## Objective
Among the records below, find each line that includes the string "this" and copy it.

━━━━━ Materials provided

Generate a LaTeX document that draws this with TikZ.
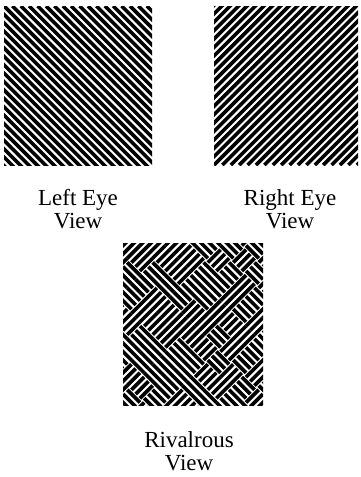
\documentclass[tikz,border=0pt]{standalone}
\usepackage{fontspec}
\setmainfont{Liberation Serif}
\usepackage{tikz}
\tikzset{stripe/.style={line width=3.6pt},
  lbl/.style={font=\fontsize{23}{23}\selectfont,align=center,inner sep=0pt}}
\newcommand{\pp}{8.4}
% stripes falling to the right, clipped to a box
\newcommand{\sback}[4]{%
  \begin{scope}
  \clip (#1,#2) rectangle (#3,#4);
  \foreach \k in {-20,...,20}{\draw[stripe] ({#1+\k*\pp},#2) -- ++(180,180);}
  \end{scope}}
% stripes rising to the right
\newcommand{\sfwd}[4]{%
  \begin{scope}
  \clip (#1,#2) rectangle (#3,#4);
  \foreach \k in {-20,...,20}{\draw[stripe] ({#1+\k*\pp},#4) -- ++(180,-180);}
  \end{scope}}
% patchwork of both orientations
\newcommand{\smix}[4]{%
  \begin{scope}
  \clip (#1,#2) rectangle (#3,#4);
  \pgfmathsetseed{11}
  \begin{scope}[shift={({(#1+#3)/2},{(#2+#4)/2})},rotate=45]
  \foreach \i in {-6,...,5}{\foreach \j in {-6,...,5}{%
    \pgfmathrandominteger{\o}{0}{1}
    \ifnum\o=0
      \foreach \m in {0,1,2}{\draw[stripe] ({\i*18},{\j*18+3+6*\m}) -- ++(18,0);}
    \else
      \foreach \m in {0,1,2}{\draw[stripe] ({\i*18+3+6*\m},{\j*18}) -- ++(0,18);}
    \fi}}
  \end{scope}
  \end{scope}}

\begin{document}
\begin{tikzpicture}[x=1pt,y=-1pt]
  \useasboundingbox (0,0) rectangle (360,477);
  \sback{4}{6}{152}{165}
  \sfwd{214}{6}{358}{165}
  \smix{123}{243}{263}{405}
  \node[lbl] (lefttxt) at (78,209) {Left Eye\\View};
  \node[lbl] (righttxt) at (290,209) {Right Eye\\View};
  \node[lbl] (rivtxt) at (189,451) {Rivalrous\\View};
\end{tikzpicture}
\end{document}
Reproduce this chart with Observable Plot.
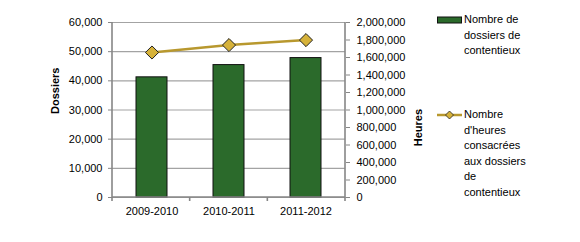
<!DOCTYPE html>
<html>
<head>
<meta charset="utf-8">
<script src="https://cdn.jsdelivr.net/npm/d3@7"></script>
<script src="https://cdn.jsdelivr.net/npm/@observablehq/plot@0.6"></script>
<style>
  body { margin: 0; background: #fff; }
  #wrap { position: relative; width: 580px; height: 242px; font-family: "Liberation Sans", Arial, sans-serif; font-size: 11px; color: #000; }
  .leg { position: absolute; left: 437px; }
  .leg svg { position: absolute; left: 0; }
  .leg .txt { position: absolute; left: 27px; line-height: 15.5px; white-space: nowrap; }
</style>
</head>
<body>
<div id="wrap"></div>
<script>
const categories = ["2009-2010", "2010-2011", "2011-2012"];
const dossiers = [41200, 45400, 47800];
const heures = [1657000, 1742000, 1799000];
const leftTicks = [0, 10000, 20000, 30000, 40000, 50000, 60000];
const rightTicks = [0, 200000, 400000, 600000, 800000, 1000000, 1200000, 1400000, 1600000, 1800000, 2000000];
const leftMax = 60000;
const rightMax = 2000000;
const seriesNames = ["Nombre de<br>dossiers de<br>contentieux", "Nombre<br>d'heures<br>consacrées<br>aux dossiers<br>de<br>contentieux"];
const axisTitles = ["Dossiers", "Heures"];

const k = leftMax / rightMax;
const data = categories.map((c, i) => ({cat: c, dossiers: dossiers[i], heures: heures[i], hs: heures[i] * k}));
const fmt = d3.format(",");

const GREEN = "#2B6A2B", GOLD = "#B8982E", DIAMOND = "#D6B23A", AXIS = "#868686", GRID = "#a3a3a3";

function frameLines(index, scales, values, dim) {
  const ns = "http://www.w3.org/2000/svg";
  const g = document.createElementNS(ns, "g");
  const L = dim.marginLeft, R = dim.width - dim.marginRight, T = dim.marginTop, B = dim.height - dim.marginBottom;
  const line = (x1, y1, x2, y2) => {
    const l = document.createElementNS(ns, "line");
    l.setAttribute("x1", x1); l.setAttribute("y1", y1); l.setAttribute("x2", x2); l.setAttribute("y2", y2);
    l.setAttribute("stroke", AXIS); l.setAttribute("stroke-width", 1.6);
    g.appendChild(l);
  };
  line(L, T, L, B + 0.8);
  line(R, T, R, B + 0.8);
  line(L, B, R, B);
  const n = categories.length;
  for (let i = 0; i <= n; i++) {
    const x = L + i * (R - L) / n;
    line(x, B, x, B + 4);
  }
  return g;
}

const chart = Plot.plot({
  width: 580,
  height: 242,
  marginLeft: 112,
  marginRight: 235,
  marginTop: 22,
  marginBottom: 45,
  style: {fontFamily: '"Liberation Sans", Arial, sans-serif', fontSize: "11px", color: "#000", background: "#fff"},
  x: {domain: categories, paddingInner: 0.6, paddingOuter: 0.3, axis: null, label: null},
  y: {domain: [0, leftMax], axis: null, label: null},
  marks: [
    Plot.gridY(leftTicks, {stroke: GRID, strokeOpacity: 1, strokeWidth: 1.2}),
    Plot.barY(data, {x: "cat", y: "dossiers", fill: GREEN, stroke: "#111", strokeWidth: 1}),
    Plot.line(data, {x: "cat", y: "hs", stroke: GOLD, strokeWidth: 2.5}),
    Plot.dot(data, {x: "cat", y: "hs", symbol: "diamond2", r: 5.9, fill: DIAMOND, stroke: "#222", strokeWidth: 1}),
    frameLines,
    Plot.axisY(leftTicks, {anchor: "left", tickFormat: fmt, tickSize: 4, tickPadding: 6, stroke: AXIS, fill: "#000", label: null}),
    Plot.axisY(rightTicks.map(t => t * k), {anchor: "right", tickFormat: d => fmt(Math.round(d / k)), tickSize: 4, tickPadding: 7, stroke: AXIS, fill: "#000", label: null}),
    Plot.axisX({tickSize: 0, tickPadding: 10, fill: "#000", label: null}),
    Plot.text([axisTitles[0]], {frameAnchor: "left", rotate: -90, dx: -57, dy: 4, fontWeight: "bold", fontSize: 11}),
    Plot.text([axisTitles[1]], {frameAnchor: "right", rotate: -90, dx: 73, dy: -1, fontWeight: "bold", fontSize: 11})
  ]
});

const wrap = document.getElementById("wrap");
wrap.appendChild(chart);

const leg1 = document.createElement("div");
leg1.className = "leg";
leg1.style.top = "12px";
leg1.innerHTML = `<svg width="26" height="16" style="top:0"><rect x="0.5" y="5" width="24" height="6" fill="${GREEN}" stroke="#111" stroke-width="1"/></svg><div class="txt" style="top:0">${seriesNames[0]}</div>`;
wrap.appendChild(leg1);

const leg2 = document.createElement("div");
leg2.className = "leg";
leg2.style.top = "107px";
leg2.innerHTML = `<svg width="26" height="16" style="top:0"><line x1="0" y1="8" x2="25" y2="8" stroke="${GOLD}" stroke-width="2.5"/><path d="M12.5,4 L16.5,8 L12.5,12 L8.5,8 Z" fill="${DIAMOND}" stroke="#222" stroke-width="0.8"/></svg><div class="txt" style="top:0">${seriesNames[1]}</div>`;
wrap.appendChild(leg2);
</script>
</body>
</html>
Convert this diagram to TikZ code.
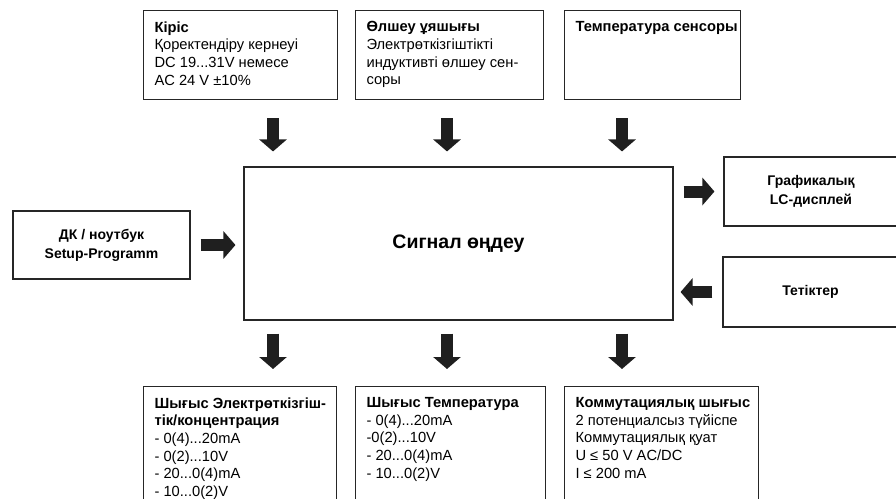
\documentclass[tikz,border=0pt]{standalone}
\usepackage{fontspec}
\setmainfont{Liberation Sans}
\usetikzlibrary{arrows.meta}

% text block in a box of given outer size, set from the top left
\newcommand{\inbox}[3]{\hspace*{10pt}\parbox[c][\dimexpr#2-22pt\relax][t]{\dimexpr#1-12pt\relax}{\raggedright#3}}

\begin{document}
\begin{tikzpicture}[
    x=1pt, y=-1pt,
    font=\fontsize{14.7}{17.6}\selectfont,
    blk/.style={draw=black!85, line width=1.1pt, fill=white, anchor=north west,
                inner xsep=1pt, inner ysep=11pt},
    mid/.style={draw=black!85, line width=1.1pt, fill=white, align=center,
                font=\fontsize{14}{19}\selectfont\bfseries},
    barr/.style={line width=12pt, black!88, -{Triangle[width=27pt,length=12pt]}}
  ]
  \useasboundingbox (0,0) rectangle (896,498);
  \clip (0,0) rectangle (896,498);

  % inputs
  \node[blk] (kiris) at (143,10) {\inbox{194pt}{89pt}{\textbf{Кіріс}\\
    Қоректендіру кернеуі\\DC 19...31V немесе\\AC 24 V ±10\%}};
  \node[blk] (olsheu) at (355,10) {\inbox{188pt}{89pt}{\textbf{Өлшеу ұяшығы}\\
    Электрөткізгіштікті\\индуктивті өлшеу сен-\\соры}};
  \node[blk] (tempr) at (564,10) {\inbox{176pt}{89pt}{\textbf{Температура сенсоры}}};

  % processing
  \node[mid, minimum width=429pt, minimum height=153pt] (signal) at (458.5,243.5)
    {\fontsize{19.5}{23}\selectfont Сигнал өңдеу};
  \node[mid, minimum width=177pt, minimum height=68pt] (dk) at (101.5,245)
    {ДК / ноутбук\\Setup-Programm};
  \node[mid, minimum width=174pt, minimum height=69pt] (lcd) at (811,191.5)
    {Графикалық\\LC-дисплей};
  \node[mid, minimum width=175pt, minimum height=70pt] (tet) at (810.5,292)
    {Тетіктер};

  % outputs
  \node[blk] (outa) at (143,386) {\inbox{193pt}{125pt}{\textbf{Шығыс Электрөткізгіш-}\\
    \textbf{тік/концентрация}\\- 0(4)...20mA\\- 0(2)...10V\\- 20...0(4)mA\\- 10...0(2)V}};
  \node[blk] (outb) at (355,386) {\inbox{190pt}{125pt}{\textbf{Шығыс Температура}\\
    - 0(4)...20mA\\-0(2)...10V\\- 20...0(4)mA\\- 10...0(2)V}};
  \node[blk] (outc) at (564,386) {\inbox{194pt}{125pt}{\textbf{Коммутациялық шығыс}\\
    2 потенциалсыз түйіспе\\Коммутациялық қуат\\U ≤ 50 V AC/DC\\I ≤ 200 mA}};

  % block arrows
  \foreach \ax [count=\i] in {273,447,622} \coordinate (ax\i) at (\ax,0);
  \draw[barr, shorten <=18pt, shorten >=15pt] (kiris.south -| ax1) -- (signal.north -| ax1);
  \draw[barr, shorten <=18pt, shorten >=15pt] (olsheu.south -| ax2) -- (signal.north -| ax2);
  \draw[barr, shorten <=18pt, shorten >=15pt] (tempr.south -| ax3) -- (signal.north -| ax3);
  \draw[barr, shorten <=13pt, shorten >=17pt] (signal.south -| ax1) -- (outa.north -| ax1);
  \draw[barr, shorten <=13pt, shorten >=17pt] (signal.south -| ax2) -- (outb.north -| ax2);
  \draw[barr, shorten <=13pt, shorten >=17pt] (signal.south -| ax3) -- (outc.north -| ax3);
  \draw[barr, shorten <=10pt, shorten >=8pt] (dk.east) -- (dk.east -| signal.west);
  \draw[barr, shorten <=10pt, shorten >=9pt] (signal.east |- lcd.west) -- (lcd.west);
  \draw[barr, shorten <=10pt, shorten >=7pt] (tet.west) -- (signal.east |- tet.west);
\end{tikzpicture}
\end{document}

━━━━━━━━━━

## Result below
Generate a LaTeX document that draws this with TikZ.
Reproduce this chart with Observable Plot.
Convert this diagram to TikZ code.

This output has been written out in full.